Figure 6b depicts the galvanostatic charge–discharge (GCD) measurements between −0.40 and 0.40 V at 1.5 A g–1 current density to compare the capacitive performance of P.δ-MnO2 and composite materials. From the GCD plot, it is confirmed that all the curves show an asymmetric nonlinear (nonlinear during both the charging and discharging processes) shape with slight distortions due to the pseudocapacitive contribution. This fits with the results of the CV analysis. It was observed that the discharging time of the composite increases compared to P.δ-MnO2, suggesting improvement of the capacitive behavior of P.δ-MnO2 due to the incorporation of h-WO3 nanorods, which might have opened many more pathways and transport channels for the ion’s movement and accumulation that are extremely beneficial to the penetration of electrons and the entry of the electrolyte into electrode materials. This special structure of rod-and-sheet-type architecture facilitates the accumulation and diffusion of charges in the interior of the P.δ-MnO2 nanosheets. Additionally, composite electrodes show elongated horizontal discharge curves compared to those of P.δ-MnO2, suggesting a greater amount of Na+ ion insertion into the composite materials. The GCD plots were also used to find the specific capacitances (Csp) using eq 1.

The specific capacitance (Figure 6c) obtained from the GCD curves was 109.8 F g–1 for P.δ-MnO2, 154.8 F g–1 for P.δ-MnO2/W-a, 363.8 F g–1 for P.δ-MnO2/W-b, and 147.4 for P.δ-MnO2/W-c at the 1.5 A g–1 current density. The specific capacitance of blank h-WO3 is provided in the Supporting Information. The Csp of P.δ-MnO2 flowers is partly due to their morphology and the intercalated K+ ion. The mesoporous structure with large voids and a large specific surface area of P.δ-MnO2 flowers helps the electrolyte come in contact with P.δ-MnO2 and shorten the path for the deep intercalation and extraction of Na+ ions by providing porous channels to increase the specific capacitance, as discussed before. The increased specific capacitances for the composites ensure that the incorporation of h-WO3 has enhanced the charge storage capacity. The P.δ-MnO2/W-b composite has the longest discharging time and the largest integral area below the GCD curve compared with the other electrode materials, indicating the maximum specific capacitance. This high capacitance behavior of P.δ-MnO2/W-b indicates easy charge migration, providing larger flow paths to enhance the charge storage.

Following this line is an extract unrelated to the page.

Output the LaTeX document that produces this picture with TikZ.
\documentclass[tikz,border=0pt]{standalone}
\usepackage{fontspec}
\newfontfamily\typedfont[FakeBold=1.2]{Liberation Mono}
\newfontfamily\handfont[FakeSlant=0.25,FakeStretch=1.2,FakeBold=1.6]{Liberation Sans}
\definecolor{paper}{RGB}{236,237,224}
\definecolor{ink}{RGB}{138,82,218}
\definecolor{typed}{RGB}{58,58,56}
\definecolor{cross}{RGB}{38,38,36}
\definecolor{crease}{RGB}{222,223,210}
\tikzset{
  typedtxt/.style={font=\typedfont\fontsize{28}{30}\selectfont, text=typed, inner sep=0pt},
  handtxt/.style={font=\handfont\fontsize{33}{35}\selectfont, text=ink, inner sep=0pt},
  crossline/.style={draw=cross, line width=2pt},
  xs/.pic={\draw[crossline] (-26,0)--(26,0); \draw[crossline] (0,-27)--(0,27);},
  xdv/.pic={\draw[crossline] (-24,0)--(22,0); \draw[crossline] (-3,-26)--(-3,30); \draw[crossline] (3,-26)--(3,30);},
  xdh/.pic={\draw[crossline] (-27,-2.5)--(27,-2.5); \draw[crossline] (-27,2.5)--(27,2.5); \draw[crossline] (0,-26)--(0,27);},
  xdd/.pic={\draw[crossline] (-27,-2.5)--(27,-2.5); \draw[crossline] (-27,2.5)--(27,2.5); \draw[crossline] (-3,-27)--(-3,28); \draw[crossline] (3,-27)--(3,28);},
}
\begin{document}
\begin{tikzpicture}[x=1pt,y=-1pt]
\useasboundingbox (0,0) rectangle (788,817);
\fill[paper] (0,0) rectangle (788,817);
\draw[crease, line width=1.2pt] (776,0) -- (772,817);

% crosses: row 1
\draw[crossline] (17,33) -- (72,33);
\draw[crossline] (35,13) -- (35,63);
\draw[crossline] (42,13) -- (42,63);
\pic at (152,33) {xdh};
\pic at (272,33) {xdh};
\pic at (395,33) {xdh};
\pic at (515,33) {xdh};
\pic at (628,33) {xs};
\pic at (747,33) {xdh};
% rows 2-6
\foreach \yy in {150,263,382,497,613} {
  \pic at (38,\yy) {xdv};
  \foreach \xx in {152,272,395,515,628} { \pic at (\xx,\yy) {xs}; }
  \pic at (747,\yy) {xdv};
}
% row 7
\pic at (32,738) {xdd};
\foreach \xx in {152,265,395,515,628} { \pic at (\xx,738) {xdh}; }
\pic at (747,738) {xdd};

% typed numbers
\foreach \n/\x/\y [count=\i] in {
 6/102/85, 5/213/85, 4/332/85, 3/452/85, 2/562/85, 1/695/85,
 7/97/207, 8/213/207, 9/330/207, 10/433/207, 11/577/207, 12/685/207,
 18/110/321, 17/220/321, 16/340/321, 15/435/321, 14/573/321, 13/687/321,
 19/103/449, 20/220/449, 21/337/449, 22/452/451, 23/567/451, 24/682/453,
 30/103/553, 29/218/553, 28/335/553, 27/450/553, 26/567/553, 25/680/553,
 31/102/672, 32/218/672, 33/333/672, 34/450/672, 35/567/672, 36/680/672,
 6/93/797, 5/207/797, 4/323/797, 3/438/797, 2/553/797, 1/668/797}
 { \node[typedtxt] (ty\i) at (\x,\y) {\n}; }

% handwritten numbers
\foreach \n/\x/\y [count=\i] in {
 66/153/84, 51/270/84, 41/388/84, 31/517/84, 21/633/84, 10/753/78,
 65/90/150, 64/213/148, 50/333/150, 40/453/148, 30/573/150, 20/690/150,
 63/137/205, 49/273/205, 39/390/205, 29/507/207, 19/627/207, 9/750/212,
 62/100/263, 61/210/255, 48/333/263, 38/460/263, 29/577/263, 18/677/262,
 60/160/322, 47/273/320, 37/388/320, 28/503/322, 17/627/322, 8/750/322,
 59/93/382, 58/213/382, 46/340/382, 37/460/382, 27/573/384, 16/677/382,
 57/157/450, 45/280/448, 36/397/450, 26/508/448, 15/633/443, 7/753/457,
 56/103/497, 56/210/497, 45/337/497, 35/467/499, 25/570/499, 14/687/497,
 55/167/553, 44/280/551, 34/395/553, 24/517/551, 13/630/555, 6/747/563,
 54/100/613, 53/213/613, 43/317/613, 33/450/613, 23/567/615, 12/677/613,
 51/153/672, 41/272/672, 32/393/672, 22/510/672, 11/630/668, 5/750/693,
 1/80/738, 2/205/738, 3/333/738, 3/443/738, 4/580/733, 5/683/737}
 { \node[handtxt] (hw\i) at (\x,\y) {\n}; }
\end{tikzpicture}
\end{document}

Furthermore, during the initiation of discharge, there was a sharp drop in potential, which indicates energy losses because of the internal resistance.66 During initial discharge, this sudden drop in potential (iR drop) for the P.δ-MnO2/W-b electrode is much smaller (Figure 6b) than the other electrode materials in this study, suggesting higher conductivity and lesser internal resistance of the P.δ-MnO2/W-b electrode, among others. To store energy and keep it from being lost or turned into heat during charging and discharge, the electrode with the lowest internal resistance is very important. At the time of charging and discharging, energy dissipation was eliminated for lower internal resistance material, and energy storage performance improved.67 So, to fabricate power-saving supercapacitors, a P.δ-MnO2/W-b nanocomposite is more preferable. However, increasing the concentration of h-WO3 can reduce the effective surface area and increase the electrical resistance due to structural deformation. This ultimately leads to poor specific capacitance along with a reduced faradaic redox process in the electrode. This might have been the case for the P.δ-MnO2/W-c composite electrode.

Moreover, the impact of current density on the electrode material’s Csp was studied at different current densities of 1.5, 2, and 2.5 A g–1 (Figure S4). The existence of a voltage plateau in the discharge curves confirms the pseudocapacitive features of all the electrodes.68 From Figure S4, it was evident that the charge and discharge periods were shortened by increasing the current density due to the insufficient utilization rate of the electroactive sites. As a result, Csp decreases with increasing current densities. As a result of the high current density, the redox reaction is sluggish, because of the restricted time and contact between the electrolyte and the electrode. As the current density goes up even more, electrolyte ions lose their ability to penetrate and can only be adsorbed to the electrode’s upper surface, giving an almost symmetrical triangle-shape GCD curve as noticed for 2.5 A g–1 current density (Figure S4). But lower current densities make it easier for electrolyte ions to be adsorbed to the electrode surface and to penetrate the interior of the electrode, giving a high Csp. The variation of specific capacitance with increasing current densities for all of the electrode samples is plotted in Figure 6d.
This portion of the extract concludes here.